PROBLEM STATEMENT
Restate the whole listing word for word. Pictures are left out.

════════════════════

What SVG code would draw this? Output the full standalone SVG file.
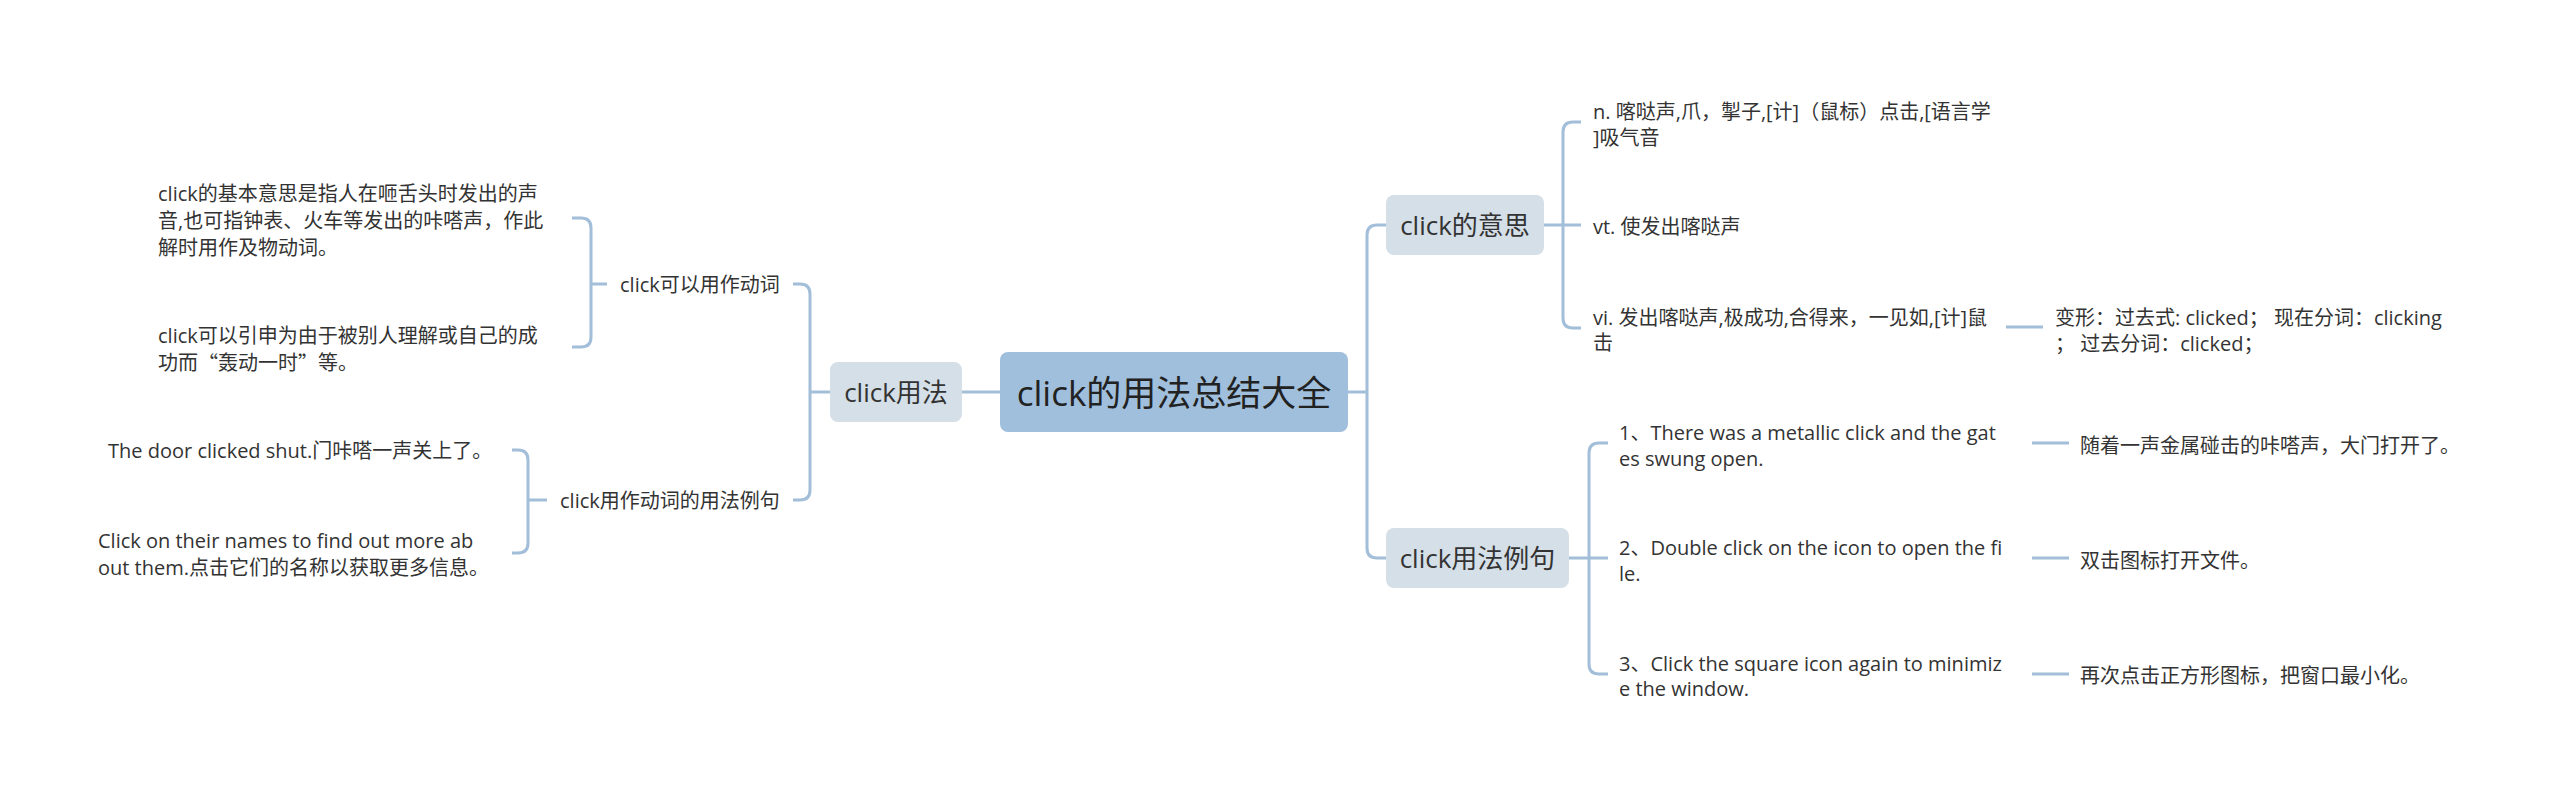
<svg xmlns="http://www.w3.org/2000/svg" width="2560" height="797" viewBox="0 0 2560 797">
<style>
text{font-family:'Open Sans','Noto Sans CJK SC',sans-serif;fill:#333;dominant-baseline:central}
.cjk{font-family:'Noto Sans CJK SC',sans-serif}
.leaf{font-size:20px}
.l1{font-size:26px;text-anchor:middle}
.root{font-size:35px;text-anchor:middle;fill:#222}
.conn path{fill:none;stroke:#a2bed9;stroke-width:3;stroke-linecap:butt}
.n1{fill:#d4dfe8}
.n0{fill:#a0bfdc}
</style>
<rect width="2560" height="797" fill="#ffffff"/>
<g id="connectors" class="conn">
<path d="M1000,392 H962"/>
<path d="M830,392 H810"/>
<path d="M793,284 H800 Q810,284 810,294 V490 Q810,500 800,500 H793"/>
<path d="M572,218 H581 Q591,218 591,228 V337 Q591,347 581,347 H572"/>
<path d="M591,284 H607"/>
<path d="M512,450 H518 Q528,450 528,460 V543 Q528,553 518,553 H512"/>
<path d="M528,500 H547"/>
<path d="M1348,392 H1367"/>
<path d="M1386,225 H1377 Q1367,225 1367,235 V548 Q1367,558 1377,558 H1386"/>
<path d="M1544,225 H1581"/>
<path d="M1581,122 H1573 Q1563,122 1563,132 V318 Q1563,328 1573,328 H1581"/>
<path d="M1569,558 H1608"/>
<path d="M1608,443 H1599 Q1589,443 1589,453 V664 Q1589,674 1599,674 H1608"/>
<path d="M2006,327 H2043"/>
<path d="M2032,443 H2069"/>
<path d="M2032,558 H2069"/>
<path d="M2032,674 H2069"/>
</g>
<g id="root">
<rect class="n0" x="1000" y="352" width="348" height="80" rx="8"/>
<text class="root" x="1174" y="392">click的用法总结大全</text>
</g>
<g id="n-usage">
<rect class="n1" x="830" y="362" width="132" height="60" rx="8"/>
<text class="l1" x="896" y="392">click用法</text>
</g>
<g id="n-meaning">
<rect class="n1" x="1386" y="195" width="158" height="60" rx="8"/>
<text class="l1" x="1465" y="225">click的意思</text>
</g>
<g id="n-examples">
<rect class="n1" x="1386" y="528" width="183" height="60" rx="8"/>
<text class="l1" x="1477.5" y="558">click用法例句</text>
</g>
<g id="n-verb">
<text class="leaf" x="620" y="284">click可以用作动词</text>
</g>
<g id="n-verb-ex">
<text class="leaf" x="560" y="500">click用作动词的用法例句</text>
</g>
<g id="n-basic">
<text class="leaf" x="158" y="193">click的基本意思是指人在咂舌头时发出的声</text>
<text class="leaf" x="158" y="220">音,也可指钟表、火车等发出的咔嗒声，作此</text>
<text class="leaf" x="158" y="247">解时用作及物动词。</text>
</g>
<g id="n-extend">
<text class="leaf" x="158" y="335">click可以引申为由于被别人理解或自己的成</text>
<text class="leaf" x="158" y="362">功而<tspan class="cjk">“</tspan>轰动一时<tspan class="cjk">”</tspan>等。</text>
</g>
<g id="n-door">
<text class="leaf" x="108" y="450">The door clicked shut.门咔嗒一声关上了。</text>
</g>
<g id="n-names">
<text class="leaf" x="98" y="540">Click on their names to find out more ab</text>
<text class="leaf" x="98" y="567">out them.点击它们的名称以获取更多信息。</text>
</g>
<g id="n-noun">
<text class="leaf" x="1593" y="111">n. 喀哒声,爪，掣子,[计]（鼠标）点击,[语言学</text>
<text class="leaf" x="1593" y="137">]吸气音</text>
</g>
<g id="n-vt">
<text class="leaf" x="1593" y="226">vt. 使发出喀哒声</text>
</g>
<g id="n-vi">
<text class="leaf" x="1593" y="317">vi. 发出喀哒声,极成功,合得来，一见如,[计]鼠</text>
<text class="leaf" x="1593" y="342">击</text>
</g>
<g id="n-forms">
<text class="leaf" x="2055" y="317">变形：过去式: clicked； 现在分词：clicking</text>
<text class="leaf" x="2055" y="343">；  过去分词：clicked；</text>
</g>
<g id="n-ex1">
<text class="leaf" x="1619" y="432">1、There was a metallic click and the gat</text>
<text class="leaf" x="1619" y="458">es swung open.</text>
</g>
<g id="n-ex2">
<text class="leaf" x="1619" y="547">2、Double click on the icon to open the fi</text>
<text class="leaf" x="1619" y="573">le.</text>
</g>
<g id="n-ex3">
<text class="leaf" x="1619" y="663">3、Click the square icon again to minimiz</text>
<text class="leaf" x="1619" y="688">e the window.</text>
</g>
<g id="n-tr1">
<text class="leaf" x="2080" y="445">随着一声金属碰击的咔嗒声，大门打开了。</text>
</g>
<g id="n-tr2">
<text class="leaf" x="2080" y="560">双击图标打开文件。</text>
</g>
<g id="n-tr3">
<text class="leaf" x="2080" y="675">再次点击正方形图标，把窗口最小化。</text>
</g>
</svg>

════════════════════

WORKED SOLUTION
What SVG code would draw this? Output the full standalone SVG file.
<svg xmlns="http://www.w3.org/2000/svg" width="2560" height="797" viewBox="0 0 2560 797">
<style>
text{font-family:'Open Sans','Noto Sans CJK SC',sans-serif;fill:#333;dominant-baseline:central}
.cjk{font-family:'Noto Sans CJK SC',sans-serif}
.leaf{font-size:20px}
.l1{font-size:26px;text-anchor:middle}
.root{font-size:35px;text-anchor:middle;fill:#222}
.conn path{fill:none;stroke:#a2bed9;stroke-width:3;stroke-linecap:butt}
.n1{fill:#d4dfe8}
.n0{fill:#a0bfdc}
</style>
<rect width="2560" height="797" fill="#ffffff"/>
<g id="connectors" class="conn">
<path d="M1000,392 H962"/>
<path d="M830,392 H810"/>
<path d="M793,284 H800 Q810,284 810,294 V490 Q810,500 800,500 H793"/>
<path d="M572,218 H581 Q591,218 591,228 V337 Q591,347 581,347 H572"/>
<path d="M591,284 H607"/>
<path d="M512,450 H518 Q528,450 528,460 V543 Q528,553 518,553 H512"/>
<path d="M528,500 H547"/>
<path d="M1348,392 H1367"/>
<path d="M1386,225 H1377 Q1367,225 1367,235 V548 Q1367,558 1377,558 H1386"/>
<path d="M1544,225 H1581"/>
<path d="M1581,122 H1573 Q1563,122 1563,132 V318 Q1563,328 1573,328 H1581"/>
<path d="M1569,558 H1608"/>
<path d="M1608,443 H1599 Q1589,443 1589,453 V664 Q1589,674 1599,674 H1608"/>
<path d="M2006,327 H2043"/>
<path d="M2032,443 H2069"/>
<path d="M2032,558 H2069"/>
<path d="M2032,674 H2069"/>
</g>
<g id="root">
<rect class="n0" x="1000" y="352" width="348" height="80" rx="8"/>
<text class="root" x="1174" y="392">click的用法总结大全</text>
</g>
<g id="n-usage">
<rect class="n1" x="830" y="362" width="132" height="60" rx="8"/>
<text class="l1" x="896" y="392">click用法</text>
</g>
<g id="n-meaning">
<rect class="n1" x="1386" y="195" width="158" height="60" rx="8"/>
<text class="l1" x="1465" y="225">click的意思</text>
</g>
<g id="n-examples">
<rect class="n1" x="1386" y="528" width="183" height="60" rx="8"/>
<text class="l1" x="1477.5" y="558">click用法例句</text>
</g>
<g id="n-verb">
<text class="leaf" x="620" y="284">click可以用作动词</text>
</g>
<g id="n-verb-ex">
<text class="leaf" x="560" y="500">click用作动词的用法例句</text>
</g>
<g id="n-basic">
<text class="leaf" x="158" y="193">click的基本意思是指人在咂舌头时发出的声</text>
<text class="leaf" x="158" y="220">音,也可指钟表、火车等发出的咔嗒声，作此</text>
<text class="leaf" x="158" y="247">解时用作及物动词。</text>
</g>
<g id="n-extend">
<text class="leaf" x="158" y="335">click可以引申为由于被别人理解或自己的成</text>
<text class="leaf" x="158" y="362">功而<tspan class="cjk">“</tspan>轰动一时<tspan class="cjk">”</tspan>等。</text>
</g>
<g id="n-door">
<text class="leaf" x="108" y="450">The door clicked shut.门咔嗒一声关上了。</text>
</g>
<g id="n-names">
<text class="leaf" x="98" y="540">Click on their names to find out more ab</text>
<text class="leaf" x="98" y="567">out them.点击它们的名称以获取更多信息。</text>
</g>
<g id="n-noun">
<text class="leaf" x="1593" y="111">n. 喀哒声,爪，掣子,[计]（鼠标）点击,[语言学</text>
<text class="leaf" x="1593" y="137">]吸气音</text>
</g>
<g id="n-vt">
<text class="leaf" x="1593" y="226">vt. 使发出喀哒声</text>
</g>
<g id="n-vi">
<text class="leaf" x="1593" y="317">vi. 发出喀哒声,极成功,合得来，一见如,[计]鼠</text>
<text class="leaf" x="1593" y="342">击</text>
</g>
<g id="n-forms">
<text class="leaf" x="2055" y="317">变形：过去式: clicked； 现在分词：clicking</text>
<text class="leaf" x="2055" y="343">；  过去分词：clicked；</text>
</g>
<g id="n-ex1">
<text class="leaf" x="1619" y="432">1、There was a metallic click and the gat</text>
<text class="leaf" x="1619" y="458">es swung open.</text>
</g>
<g id="n-ex2">
<text class="leaf" x="1619" y="547">2、Double click on the icon to open the fi</text>
<text class="leaf" x="1619" y="573">le.</text>
</g>
<g id="n-ex3">
<text class="leaf" x="1619" y="663">3、Click the square icon again to minimiz</text>
<text class="leaf" x="1619" y="688">e the window.</text>
</g>
<g id="n-tr1">
<text class="leaf" x="2080" y="445">随着一声金属碰击的咔嗒声，大门打开了。</text>
</g>
<g id="n-tr2">
<text class="leaf" x="2080" y="560">双击图标打开文件。</text>
</g>
<g id="n-tr3">
<text class="leaf" x="2080" y="675">再次点击正方形图标，把窗口最小化。</text>
</g>
</svg>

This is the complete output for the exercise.